I seem to recall your struts were very wide chord compared to mine. What are the dimensions of the front and rear ones you are selling? Depending on these dimensions they may or may not suffice to make parts or repairs for certain other airplanes.
Regards
The front strut has a wider cord than my replacements and the rear are identical. They will fit any BC12D though. It is the dimensions at the attach points that matter. They are currently packaged up so it isn't easy to measure them. They also include the clamp for the front struts.

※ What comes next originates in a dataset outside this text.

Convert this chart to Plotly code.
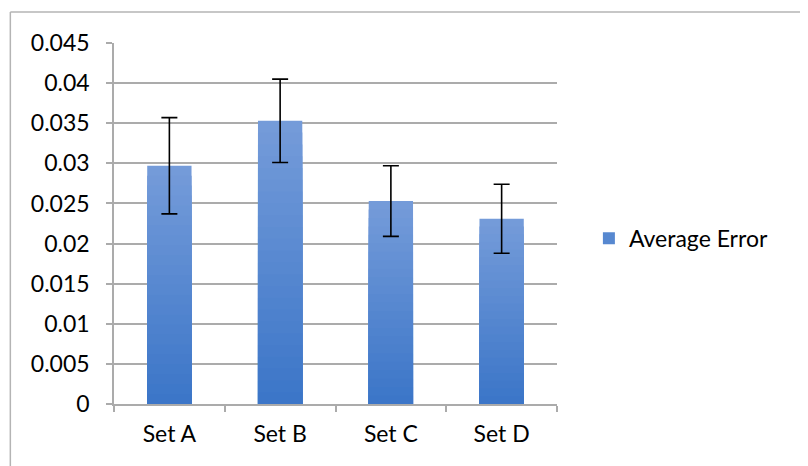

When I sold my BC12D (a real beauty) two months ago, I explained to the buyer it still had the old struts on it and that why I had reduced the price. It passed the annual but I lowered the price by 2000.00 to sell it. So it seems to me, you will have a harder time selling your T-Craft with the old struts. So its pay for new struts now, or, pay for them later. JC
Jim you hit the nail on the head. I provide wells for drinking water and it never ceases to amaze me at how many people will drink rotten water and then have to provide good water for the new owner. The origonal home owner gets to pay for the good water but never gets the pleasure of drinking it! As the say "youes can pay me now or you can payes me later"!
Larry
PS: Sorry for the drift but this struck a cord.
"I'm from the FAA and we're not happy, until your not happy."
So you are saying that even if I get the old struts inspected and brought up to date I will always be behind the curve so to speak, the old ones will never be trusted?
QUOTE=Bird;73489]So you are saying that even if I get the old struts inspected and brought up to date I will always be behind the curve so to speak, the old ones will never be trusted?[/QUOTE]
I bought a set of struts that tested good for 450.00 bucks for my Tcraft I later sold my bad ones to a guy building an experimental aircraft for 400.00 he cut the ends off and made them the way he wanted... so not a lot of money, but a set that passed and then were oiled saved me a bunch of money. At the time I sell my plane I will be to old to fly anyway so probably will sell it right after I have them inspected. Beside the inspection time might be 10 year apart by then or there may not be an inspection time at all.
If your struts pass, WAG Aero can change the ends and make them sealed for less than the cost of new sealed struts, but they do a GOOD job of inspecting. All 4 of mine failed inspection, but they didn't charge me for the inspections since I bought new struts, plus they sent me the red tagged struts back so I could use them when I need to take the struts off the 45, or I can use them on an experimental as materials.
WAG are good people to work with, conservative on their inspections (would you want them not to be?) but good people.
Hank
Hello, new to the T-craft ownership.....I have a F-19 (s/n-067) and was wondering what is the story with my struts? I just started the rebuild of aircraft, and sent struts to have D/T and they passed....any info would be appreciated.